Given data:
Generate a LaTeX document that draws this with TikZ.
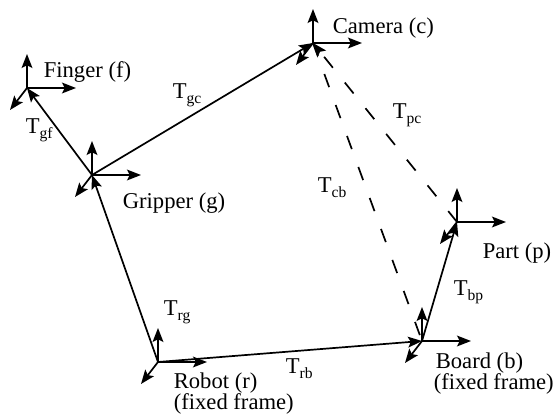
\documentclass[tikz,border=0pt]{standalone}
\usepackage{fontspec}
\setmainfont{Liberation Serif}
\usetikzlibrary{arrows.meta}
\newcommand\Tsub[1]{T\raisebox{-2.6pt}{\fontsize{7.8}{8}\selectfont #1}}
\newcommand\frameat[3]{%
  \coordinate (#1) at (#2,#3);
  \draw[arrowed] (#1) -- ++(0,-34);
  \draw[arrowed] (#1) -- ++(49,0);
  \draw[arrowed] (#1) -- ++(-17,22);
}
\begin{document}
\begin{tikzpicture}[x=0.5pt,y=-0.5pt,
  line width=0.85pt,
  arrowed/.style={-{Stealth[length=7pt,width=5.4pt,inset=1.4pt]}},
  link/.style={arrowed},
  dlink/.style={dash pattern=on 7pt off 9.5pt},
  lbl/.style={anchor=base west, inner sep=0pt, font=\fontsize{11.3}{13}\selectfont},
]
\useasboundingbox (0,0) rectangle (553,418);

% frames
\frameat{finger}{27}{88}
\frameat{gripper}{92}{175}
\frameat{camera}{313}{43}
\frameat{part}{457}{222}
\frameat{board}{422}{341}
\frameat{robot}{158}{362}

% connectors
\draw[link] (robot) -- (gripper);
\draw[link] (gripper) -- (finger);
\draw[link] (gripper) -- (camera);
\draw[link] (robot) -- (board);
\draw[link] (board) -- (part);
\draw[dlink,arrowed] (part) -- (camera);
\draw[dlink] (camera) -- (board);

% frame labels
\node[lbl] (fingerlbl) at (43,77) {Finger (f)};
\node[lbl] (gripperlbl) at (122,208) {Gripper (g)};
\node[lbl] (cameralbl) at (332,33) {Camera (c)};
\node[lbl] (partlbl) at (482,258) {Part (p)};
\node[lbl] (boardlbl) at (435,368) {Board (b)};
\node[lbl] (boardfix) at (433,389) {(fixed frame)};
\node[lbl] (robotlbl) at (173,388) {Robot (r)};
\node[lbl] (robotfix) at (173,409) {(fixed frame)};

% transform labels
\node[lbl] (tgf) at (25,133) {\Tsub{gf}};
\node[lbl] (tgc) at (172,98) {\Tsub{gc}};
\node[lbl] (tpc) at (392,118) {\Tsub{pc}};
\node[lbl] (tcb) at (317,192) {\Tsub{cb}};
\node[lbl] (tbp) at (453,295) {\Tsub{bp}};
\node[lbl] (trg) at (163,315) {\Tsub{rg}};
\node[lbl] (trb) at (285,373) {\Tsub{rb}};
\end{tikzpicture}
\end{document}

Requirement:
Your task is to repeat the material above exactly, without its pictures.

Answer:
Generate a LaTeX document that draws this with TikZ.
\documentclass[tikz,border=0pt]{standalone}
\usepackage{fontspec}
\setmainfont{Liberation Serif}
\usetikzlibrary{arrows.meta}
\newcommand\Tsub[1]{T\raisebox{-2.6pt}{\fontsize{7.8}{8}\selectfont #1}}
\newcommand\frameat[3]{%
  \coordinate (#1) at (#2,#3);
  \draw[arrowed] (#1) -- ++(0,-34);
  \draw[arrowed] (#1) -- ++(49,0);
  \draw[arrowed] (#1) -- ++(-17,22);
}
\begin{document}
\begin{tikzpicture}[x=0.5pt,y=-0.5pt,
  line width=0.85pt,
  arrowed/.style={-{Stealth[length=7pt,width=5.4pt,inset=1.4pt]}},
  link/.style={arrowed},
  dlink/.style={dash pattern=on 7pt off 9.5pt},
  lbl/.style={anchor=base west, inner sep=0pt, font=\fontsize{11.3}{13}\selectfont},
]
\useasboundingbox (0,0) rectangle (553,418);

% frames
\frameat{finger}{27}{88}
\frameat{gripper}{92}{175}
\frameat{camera}{313}{43}
\frameat{part}{457}{222}
\frameat{board}{422}{341}
\frameat{robot}{158}{362}

% connectors
\draw[link] (robot) -- (gripper);
\draw[link] (gripper) -- (finger);
\draw[link] (gripper) -- (camera);
\draw[link] (robot) -- (board);
\draw[link] (board) -- (part);
\draw[dlink,arrowed] (part) -- (camera);
\draw[dlink] (camera) -- (board);

% frame labels
\node[lbl] (fingerlbl) at (43,77) {Finger (f)};
\node[lbl] (gripperlbl) at (122,208) {Gripper (g)};
\node[lbl] (cameralbl) at (332,33) {Camera (c)};
\node[lbl] (partlbl) at (482,258) {Part (p)};
\node[lbl] (boardlbl) at (435,368) {Board (b)};
\node[lbl] (boardfix) at (433,389) {(fixed frame)};
\node[lbl] (robotlbl) at (173,388) {Robot (r)};
\node[lbl] (robotfix) at (173,409) {(fixed frame)};

% transform labels
\node[lbl] (tgf) at (25,133) {\Tsub{gf}};
\node[lbl] (tgc) at (172,98) {\Tsub{gc}};
\node[lbl] (tpc) at (392,118) {\Tsub{pc}};
\node[lbl] (tcb) at (317,192) {\Tsub{cb}};
\node[lbl] (tbp) at (453,295) {\Tsub{bp}};
\node[lbl] (trg) at (163,315) {\Tsub{rg}};
\node[lbl] (trb) at (285,373) {\Tsub{rb}};
\end{tikzpicture}
\end{document}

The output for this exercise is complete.